De las Casas was like many of us. He had a driving passion to do something
good for other people, yet he was, in his own way, flawed in his idealization
of his own ideas, whether or not they were workable or even acceptable. Each of
us should have dreams of what can be done to make the world the kingdom of God
on earth that we say we really want, and we should work to make those dreams
reality. We also need to understand how to make those changes and how to get
others on board with us. It takes a lot of sheer determination; people like Dr.

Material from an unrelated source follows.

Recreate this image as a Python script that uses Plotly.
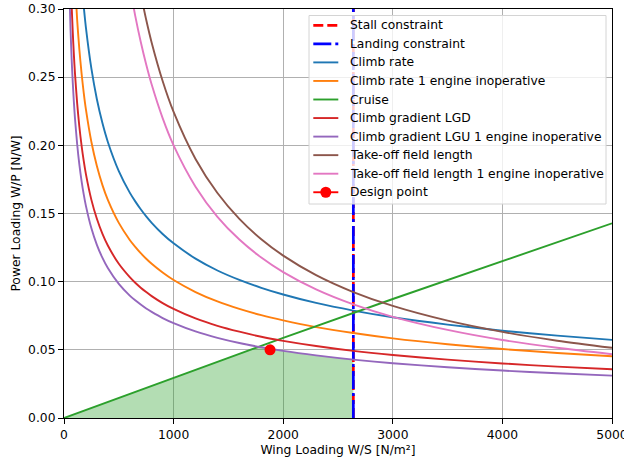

Martin Luther King Jr., the Dalai Lama, Nelson Mandela and Archbishop Tutu,
Mother Teresa, and many others, had determination, vision, and hope, but they
also had a knowledge that it wasn't going to be easy. Sometimes they would have
to step backwards where they wanted to go forward. Their approaches were varied
and, when one did not work, they tried again perhaps just a little differently.
All had flaws but also had dreams, compassion, and desire.
History will remember people like these as well as people like Bartolomé de las
Casas, and well they should be remembered. But we should also be conscious of
all who suffer oppression, persecution, or loss of power because of what group
they belong to or any other characteristic. Those guilty of heinous crimes should be incarcerated for the safety of others, but they are
still children of God and should be treated humanely. Prayers for oppressed groups
around the world, no matter what their religion or location, should be made but
in combination with active means of assistance. The voiceless should be heard
while the powerful should learn to listen and not just pontificate about what
they think is needed. And when we look to one group is deserving of attention
we should remember that where there is one there is usually a number of others
Did Philemon except Onesimus as Paul had requested? A man named Onesimus is
recorded in history as a bishop, so perhaps Philemon did welcome him back and
helped him in his new mission. Today we must be a combination of all three:
Paul to speak, Onesimus to act, and Philemon to listen and assist.
With some practice, I think it would work.